Abstract:  There is a pressing need for assured positioning, navigation, and timing (A-PNT): systems less vulnerable to jamming and spoofing than traditional GNSS. Fused LEO GNSS exploits massive commercial investment in broadband Internet satellite hardware to address this need. The new and upcoming constellations by SpaceX, Amazon, and OneWeb will soon comprise tens of thousands of space vehicles (SVs), each of which can be adapted to provide PNT service: a much nearer, much louder signal that (in effect) relays and improves the positioning capability of GPS from low Earth orbit, where GPS is more difficult to jam or spoof. Rather than add dedicated clocks, radios, antennas, and spectrum as in prior proposals, we ``fuse'' these with existing satellite resources. SVs will estimate their orbits and stabilize their inexpensive (non-atomic) clocks using GPS, and will provide up-to-the-second orbit and clock ephemerides to the user. Rather than continuous ranging signals on special-purpose spectrum, service will consist of discrete data bursts on (Ku-band) broadband channels. And rather than hemispheric coverage, each SV will provide GNSS signals only to a small "spot beam'' region at a time.

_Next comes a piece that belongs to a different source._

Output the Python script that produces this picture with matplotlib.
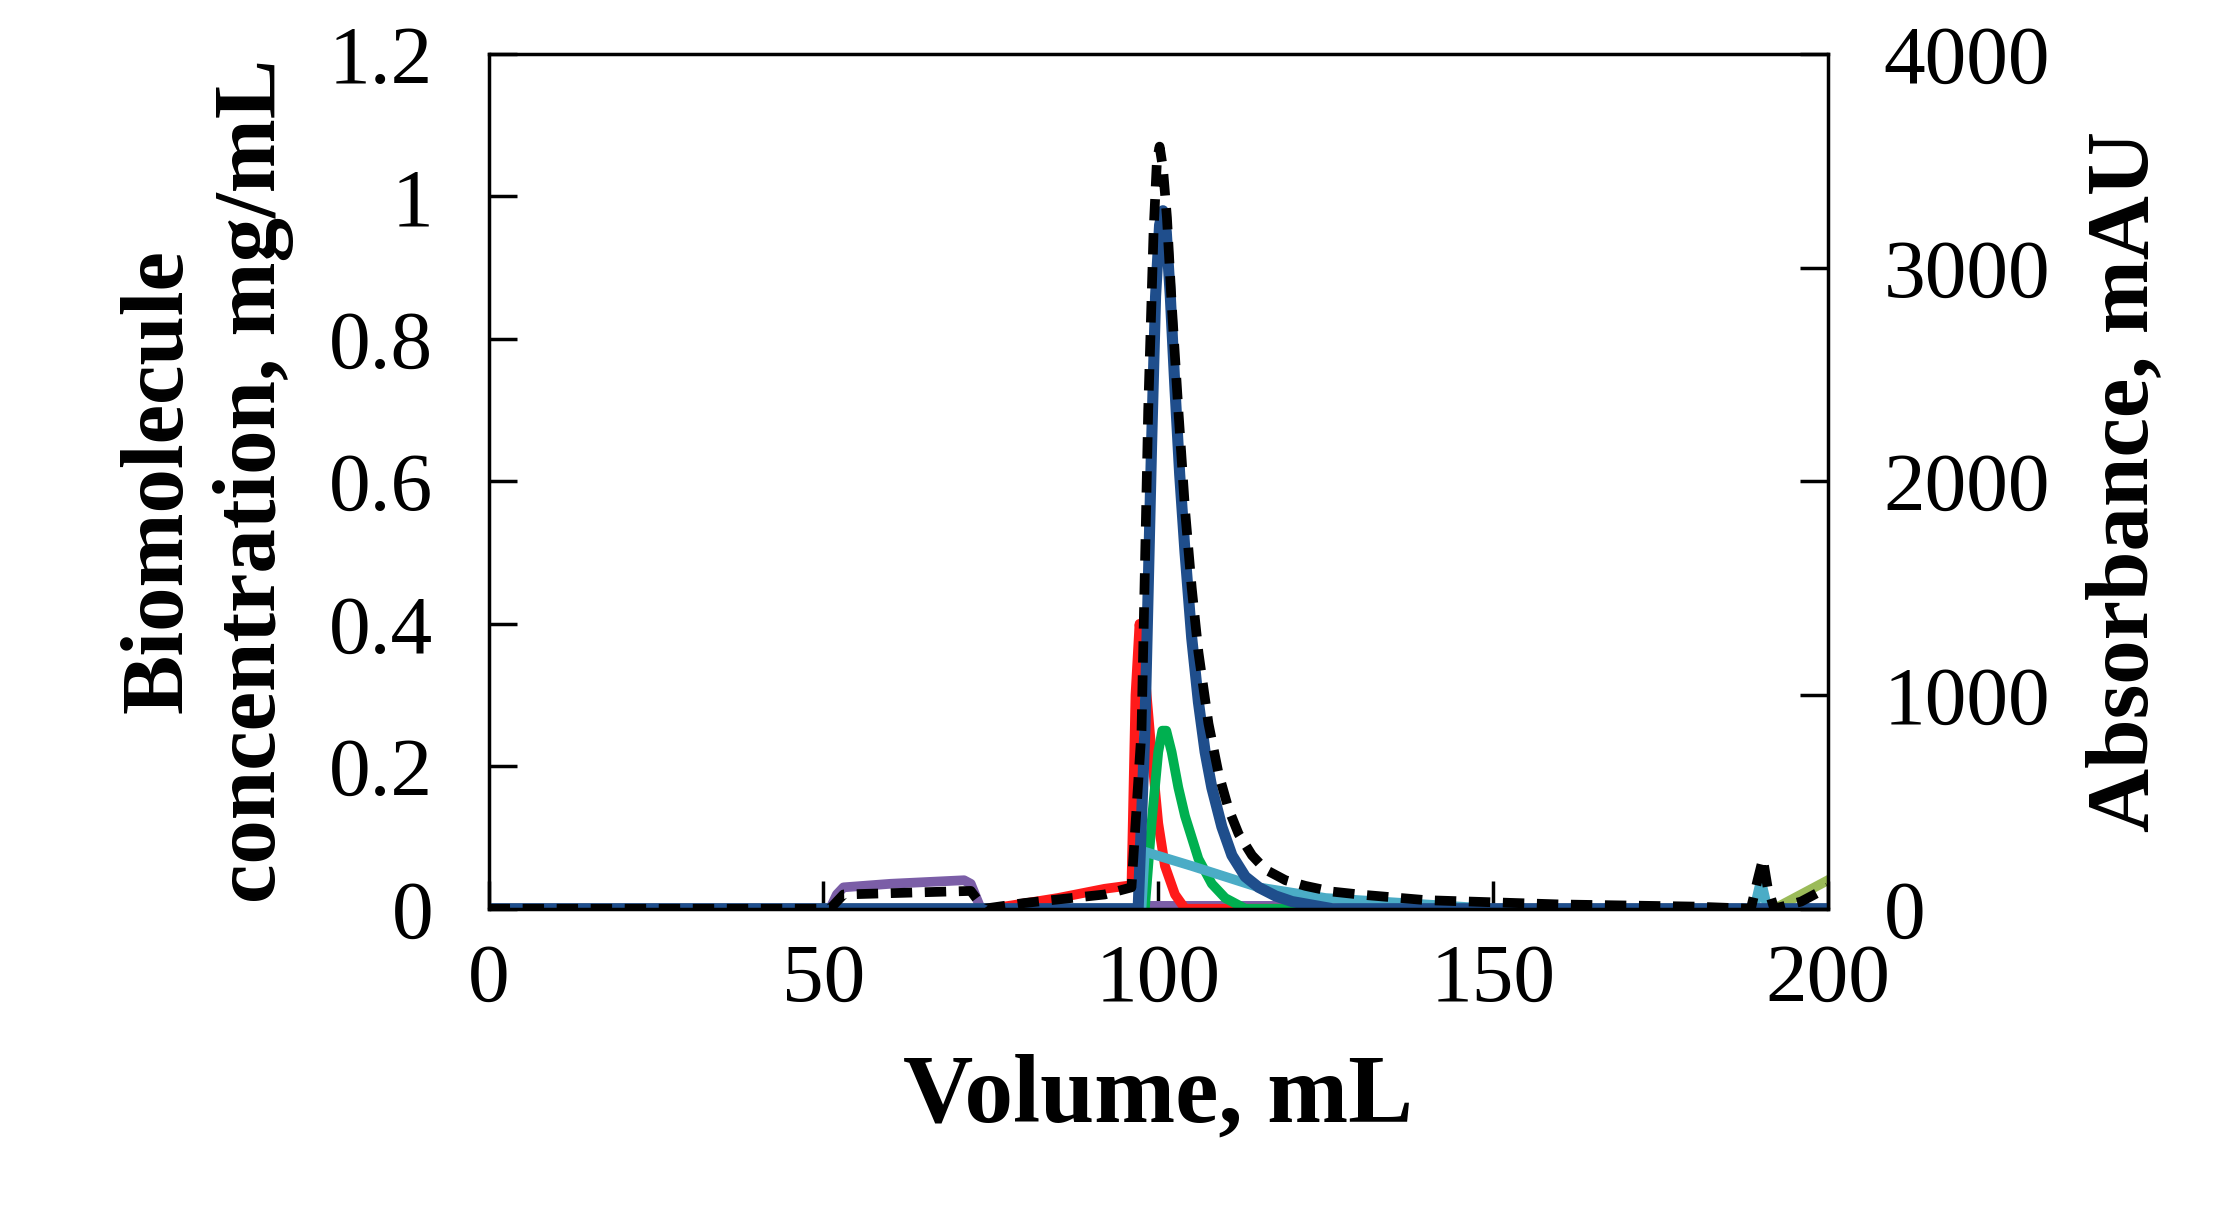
import numpy as np
import matplotlib.pyplot as plt

plt.rcParams['font.family'] = ['Liberation Serif', 'DejaVu Serif']

# Volume (mL) / concentration (mg/mL) points
purple_x = [0, 51, 52, 53, 60, 71, 72, 73.5, 97, 98, 120, 122, 200]
purple_y = [0, 0, 0.02, 0.03, 0.035, 0.04, 0.035, 0, 0, 0.004, 0.004, 0, 0]
red_x = [0, 75, 85, 92, 96, 96.6, 97.2, 98, 99, 100, 101, 102.5, 104, 200]
red_y = [0, 0, 0.015, 0.028, 0.033, 0.3, 0.4, 0.33, 0.22, 0.12, 0.06, 0.02, 0, 0]
green_x = [0, 98, 99, 100, 100.6, 101.2, 102, 103, 104, 106, 108, 110, 113, 200]
green_y = [0, 0, 0.12, 0.22, 0.25, 0.25, 0.22, 0.17, 0.13, 0.07, 0.035, 0.015, 0, 0]
teal_x = [0, 97.5, 98, 105, 110, 115, 125, 140, 150, 189, 190, 191, 200]
teal_y = [0, 0, 0.08, 0.06, 0.045, 0.03, 0.015, 0.006, 0, 0, 0.04, 0, 0]
blue_x = [0, 97, 98, 99, 99.6, 100.2, 100.7, 101.2, 101.8, 102.5, 103.2, 104, 105, 106, 107, 108,
          109.5, 111, 113, 115, 117.5, 120, 126, 200]
blue_y = [0, 0, 0.25, 0.65, 0.86, 0.96, 0.98, 0.95, 0.86, 0.73, 0.61, 0.5, 0.38, 0.29, 0.22, 0.17,
          0.115, 0.075, 0.045, 0.03, 0.018, 0.01, 0, 0]
olive_x = [192, 196, 200]
olive_y = [0, 0.02, 0.04]
# absorbance trace expressed on the concentration scale
abs_x = [0, 51, 53, 72, 74, 80, 92, 96, 97.5, 98.5, 99.3, 99.8, 100.2, 100.7, 101.3, 102, 103, 104,
         105, 106, 107.5, 109, 110.5, 112, 114, 116, 119, 122, 126, 130, 140, 160, 180, 188.5,
         189.5, 190.3, 191, 192, 196, 200]
abs_y = [0, 0, 0.02, 0.025, 0, 0.008, 0.02, 0.03, 0.25, 0.7, 0.95, 1.05, 1.07, 1.04, 0.97, 0.85,
         0.7, 0.56, 0.45, 0.36, 0.26, 0.19, 0.14, 0.105, 0.075, 0.055, 0.04, 0.032, 0.024, 0.02,
         0.012, 0.006, 0.003, 0, 0.04, 0.07, 0.03, 0, 0.01, 0.03]

fig = plt.figure(figsize=(22.21, 12.28), dpi=100)
ax = fig.add_axes([0.220, 0.260, 0.603, 0.696])
lw = 7
ax.plot(purple_x, purple_y, color='#7b5ea7', lw=lw)
ax.plot(red_x, red_y, color='#ff1a1a', lw=lw)
ax.plot(green_x, green_y, color='#00b050', lw=lw)
ax.plot(teal_x, teal_y, color='#4bacc6', lw=lw)
ax.plot(olive_x, olive_y, color='#9bbb59', lw=lw)
ax.plot(blue_x, blue_y, color='#1f4e8c', lw=lw + 1)
ax.plot(abs_x, abs_y, color='black', lw=lw, ls=(0, (2.2, 1.3)))
ax.plot([0, 200], [0, 0], color='#1f4e8c', lw=lw, zorder=1)

ax.set_xlim(0, 200)
ax.set_ylim(0, 1.2)
ax.set_xticks([0, 50, 100, 150, 200])
ax.set_yticks([0, 0.2, 0.4, 0.6, 0.8, 1.0, 1.2])
ax.set_yticklabels(['0', '0.2', '0.4', '0.6', '0.8', '1', '1.2'])
ax.tick_params(direction='in', length=20, width=2.5, labelsize=60)
ax.tick_params(axis='y', pad=40)
ax.tick_params(axis='x', pad=25)
for s in ax.spines.values():
    s.set_linewidth(2.5)
ax.set_xlabel('Volume, mL', fontsize=70, fontweight='bold', labelpad=25)
ax.set_ylabel('Biomolecule\nconcentration, mg/mL', fontsize=64, fontweight='bold', labelpad=25)

ax2 = ax.twinx()
ax2.set_ylim(0, 4000)
ax2.set_yticks([0, 1000, 2000, 3000, 4000])
ax2.tick_params(direction='in', length=20, width=2.5, labelsize=60, pad=40)
ax2.set_ylabel('Absorbance, mAU', fontsize=64, fontweight='bold', labelpad=25)

fig.savefig('out.png', dpi=100)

Our work addresses the challenges and opportunities posed by these differences from traditional GNSS and prior proposals, establishing the viability and modest cost of the fused LEO GNSS proposal [1] and its potential for sub-meter accuracy [2].

[1] P.A. Iannucci and T.E. Humphreys. Fused Low-Earth-Orbit GNSS. Submitted for review. IEEE Transactions on Aerospace and Electronic Systems, expected 2021.

https://radionavlab.ae.utexas.edu/datastore/fusedLEOGNSS/conops/paper.pdf

[2] P.A. Iannucci and T.E. Humphreys. Economical fused LEO GNSS. In Proceedings of the IEEE/ION PLANSx Meeting, 2020.

https://radionavlab.ae.utexas.edu/images/stories/files/papers/iannucci2020fused.pdf

Bio: Peter Iannucci earned his B.S. from MIT in 2011, with majors in EECS and Physics. In 2019, he completed his Ph.D. in Networks and Mobile Systems at MIT CSAIL with Hari Balakrishnan. Iannucci's doctoral thesis, "Wireless Communication and Localization Systems under Spatial and Temporal Channel Variations", combined his work on link-layer protocols for rateless codes, acoustic "room-area networks", and fundamental limits on the privacy of participants in a MIMO-OFDM network. In March of 2019, Peter joined Todd Humphreys as a postdoctoral research fellow.  Peter's current research interests include collaborative navigation, multi-spectral mapping, and re-purposing broadband Internet satellites for radionavigation.  He is entering the academic job market this fall.